** BEGIN Given material **

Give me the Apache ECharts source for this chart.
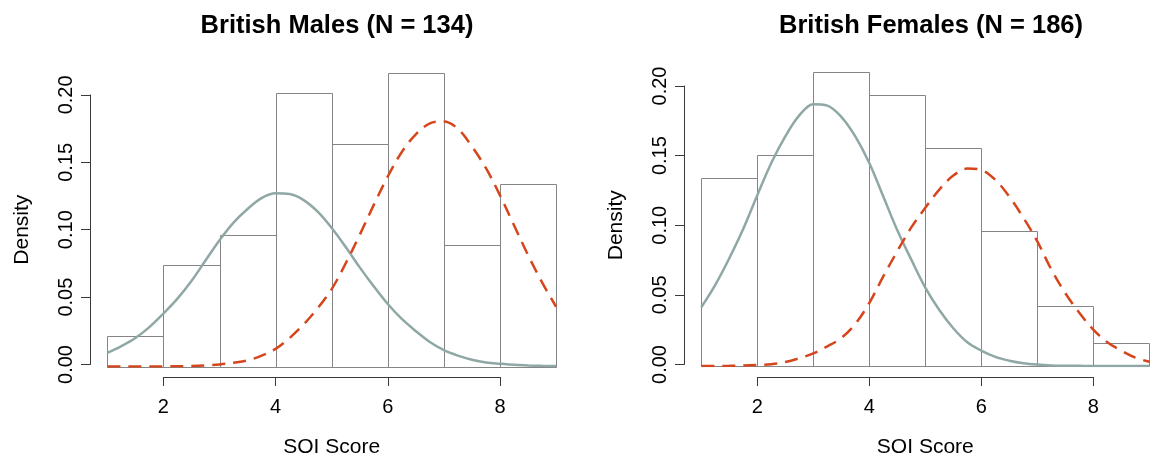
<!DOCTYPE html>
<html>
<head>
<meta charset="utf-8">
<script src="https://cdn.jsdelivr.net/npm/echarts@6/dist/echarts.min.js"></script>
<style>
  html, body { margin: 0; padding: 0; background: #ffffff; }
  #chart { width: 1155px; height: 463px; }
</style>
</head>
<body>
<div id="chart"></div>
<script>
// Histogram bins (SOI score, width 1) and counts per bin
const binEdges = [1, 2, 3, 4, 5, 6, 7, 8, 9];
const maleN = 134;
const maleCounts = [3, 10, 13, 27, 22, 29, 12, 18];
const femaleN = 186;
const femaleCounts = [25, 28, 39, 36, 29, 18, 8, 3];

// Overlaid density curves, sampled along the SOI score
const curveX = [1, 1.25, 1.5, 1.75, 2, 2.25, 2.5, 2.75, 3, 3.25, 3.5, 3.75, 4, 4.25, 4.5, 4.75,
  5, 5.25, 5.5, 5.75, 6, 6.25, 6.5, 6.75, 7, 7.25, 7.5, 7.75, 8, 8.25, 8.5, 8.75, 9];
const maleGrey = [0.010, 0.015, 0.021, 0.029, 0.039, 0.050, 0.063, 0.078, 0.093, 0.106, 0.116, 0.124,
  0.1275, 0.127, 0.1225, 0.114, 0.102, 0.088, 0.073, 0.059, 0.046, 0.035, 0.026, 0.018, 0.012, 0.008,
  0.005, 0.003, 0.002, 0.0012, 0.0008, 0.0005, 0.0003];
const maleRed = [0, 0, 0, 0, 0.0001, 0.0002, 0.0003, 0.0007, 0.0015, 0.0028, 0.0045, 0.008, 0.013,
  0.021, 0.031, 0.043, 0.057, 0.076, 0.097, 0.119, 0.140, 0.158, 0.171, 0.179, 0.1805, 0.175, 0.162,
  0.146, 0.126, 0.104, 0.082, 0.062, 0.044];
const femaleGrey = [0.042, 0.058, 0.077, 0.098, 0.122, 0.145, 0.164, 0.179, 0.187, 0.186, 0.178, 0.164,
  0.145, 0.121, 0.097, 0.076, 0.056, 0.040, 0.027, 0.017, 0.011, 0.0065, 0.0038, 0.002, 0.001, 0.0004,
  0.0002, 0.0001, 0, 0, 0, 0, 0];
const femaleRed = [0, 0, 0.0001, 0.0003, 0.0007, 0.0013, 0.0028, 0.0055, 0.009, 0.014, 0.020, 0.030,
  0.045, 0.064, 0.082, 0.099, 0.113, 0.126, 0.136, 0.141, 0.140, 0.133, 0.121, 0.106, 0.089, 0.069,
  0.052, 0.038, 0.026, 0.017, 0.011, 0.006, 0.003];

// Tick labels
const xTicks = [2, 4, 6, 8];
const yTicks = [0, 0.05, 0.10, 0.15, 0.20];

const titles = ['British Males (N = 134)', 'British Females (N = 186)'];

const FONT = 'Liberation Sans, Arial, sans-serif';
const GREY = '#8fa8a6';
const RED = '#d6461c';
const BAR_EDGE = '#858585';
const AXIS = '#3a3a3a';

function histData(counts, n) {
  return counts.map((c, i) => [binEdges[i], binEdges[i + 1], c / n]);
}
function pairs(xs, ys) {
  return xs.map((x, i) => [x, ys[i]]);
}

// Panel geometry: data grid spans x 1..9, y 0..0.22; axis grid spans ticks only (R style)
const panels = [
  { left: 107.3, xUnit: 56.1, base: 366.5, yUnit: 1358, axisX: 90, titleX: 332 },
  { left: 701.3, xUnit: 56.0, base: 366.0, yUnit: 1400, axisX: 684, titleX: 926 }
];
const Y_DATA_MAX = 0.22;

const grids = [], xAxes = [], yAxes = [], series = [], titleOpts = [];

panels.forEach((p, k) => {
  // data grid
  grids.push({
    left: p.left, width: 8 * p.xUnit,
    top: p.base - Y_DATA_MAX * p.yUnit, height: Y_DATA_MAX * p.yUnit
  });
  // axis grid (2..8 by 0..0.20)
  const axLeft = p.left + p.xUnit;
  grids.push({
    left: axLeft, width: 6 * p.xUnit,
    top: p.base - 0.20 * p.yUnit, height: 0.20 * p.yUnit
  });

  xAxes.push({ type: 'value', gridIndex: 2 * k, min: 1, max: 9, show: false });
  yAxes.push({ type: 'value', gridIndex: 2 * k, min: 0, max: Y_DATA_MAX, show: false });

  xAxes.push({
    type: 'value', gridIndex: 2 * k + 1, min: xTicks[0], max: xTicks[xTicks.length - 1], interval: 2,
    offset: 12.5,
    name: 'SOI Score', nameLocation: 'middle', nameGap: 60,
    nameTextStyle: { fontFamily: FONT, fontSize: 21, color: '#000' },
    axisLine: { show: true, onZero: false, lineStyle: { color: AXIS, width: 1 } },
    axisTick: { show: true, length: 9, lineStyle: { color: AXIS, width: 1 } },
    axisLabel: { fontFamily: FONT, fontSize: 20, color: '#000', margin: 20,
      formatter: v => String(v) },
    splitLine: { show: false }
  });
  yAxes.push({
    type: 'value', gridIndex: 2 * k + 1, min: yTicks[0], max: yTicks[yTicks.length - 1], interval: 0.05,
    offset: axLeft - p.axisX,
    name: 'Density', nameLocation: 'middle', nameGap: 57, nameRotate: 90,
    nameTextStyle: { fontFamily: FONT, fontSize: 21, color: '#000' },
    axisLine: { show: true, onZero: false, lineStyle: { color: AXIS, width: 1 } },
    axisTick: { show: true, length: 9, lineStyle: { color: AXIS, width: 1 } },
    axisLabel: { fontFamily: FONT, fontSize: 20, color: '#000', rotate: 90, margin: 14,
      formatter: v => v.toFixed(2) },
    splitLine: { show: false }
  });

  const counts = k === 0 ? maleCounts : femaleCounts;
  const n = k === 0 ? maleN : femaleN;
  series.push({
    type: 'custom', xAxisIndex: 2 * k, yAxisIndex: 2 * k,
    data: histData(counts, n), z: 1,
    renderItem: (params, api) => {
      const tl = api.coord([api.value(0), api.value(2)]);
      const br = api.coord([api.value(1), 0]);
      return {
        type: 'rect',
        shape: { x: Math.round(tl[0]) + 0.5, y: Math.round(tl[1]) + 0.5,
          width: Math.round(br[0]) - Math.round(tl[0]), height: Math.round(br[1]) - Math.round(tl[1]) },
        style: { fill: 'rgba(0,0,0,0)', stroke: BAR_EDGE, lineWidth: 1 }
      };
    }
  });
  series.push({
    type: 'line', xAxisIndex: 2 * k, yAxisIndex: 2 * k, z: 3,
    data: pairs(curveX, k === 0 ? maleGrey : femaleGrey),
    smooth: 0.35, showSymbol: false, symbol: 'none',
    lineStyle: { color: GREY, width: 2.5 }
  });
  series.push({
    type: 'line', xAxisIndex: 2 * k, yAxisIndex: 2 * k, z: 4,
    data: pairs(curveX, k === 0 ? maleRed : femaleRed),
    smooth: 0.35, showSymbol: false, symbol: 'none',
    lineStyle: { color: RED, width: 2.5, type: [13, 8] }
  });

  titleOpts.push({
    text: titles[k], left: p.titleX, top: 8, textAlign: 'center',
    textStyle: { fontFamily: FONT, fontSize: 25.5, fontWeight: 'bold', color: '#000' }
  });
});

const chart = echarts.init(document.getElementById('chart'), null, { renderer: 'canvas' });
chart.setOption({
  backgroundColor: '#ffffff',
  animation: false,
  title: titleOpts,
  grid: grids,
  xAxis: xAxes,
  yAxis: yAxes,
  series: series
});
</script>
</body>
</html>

** END Given material **

▶ Given request
Your task is to restate word for word the lines from the top of the data to the line containing "const femaleCounts = [25, 28, 39, 36, 29, 18, 8, 3];", both ends included, with every picture left out.

▶ Final result
Give me the Apache ECharts source for this chart.
<!DOCTYPE html>
<html>
<head>
<meta charset="utf-8">
<script src="https://cdn.jsdelivr.net/npm/echarts@6/dist/echarts.min.js"></script>
<style>
  html, body { margin: 0; padding: 0; background: #ffffff; }
  #chart { width: 1155px; height: 463px; }
</style>
</head>
<body>
<div id="chart"></div>
<script>
// Histogram bins (SOI score, width 1) and counts per bin
const binEdges = [1, 2, 3, 4, 5, 6, 7, 8, 9];
const maleN = 134;
const maleCounts = [3, 10, 13, 27, 22, 29, 12, 18];
const femaleN = 186;
const femaleCounts = [25, 28, 39, 36, 29, 18, 8, 3];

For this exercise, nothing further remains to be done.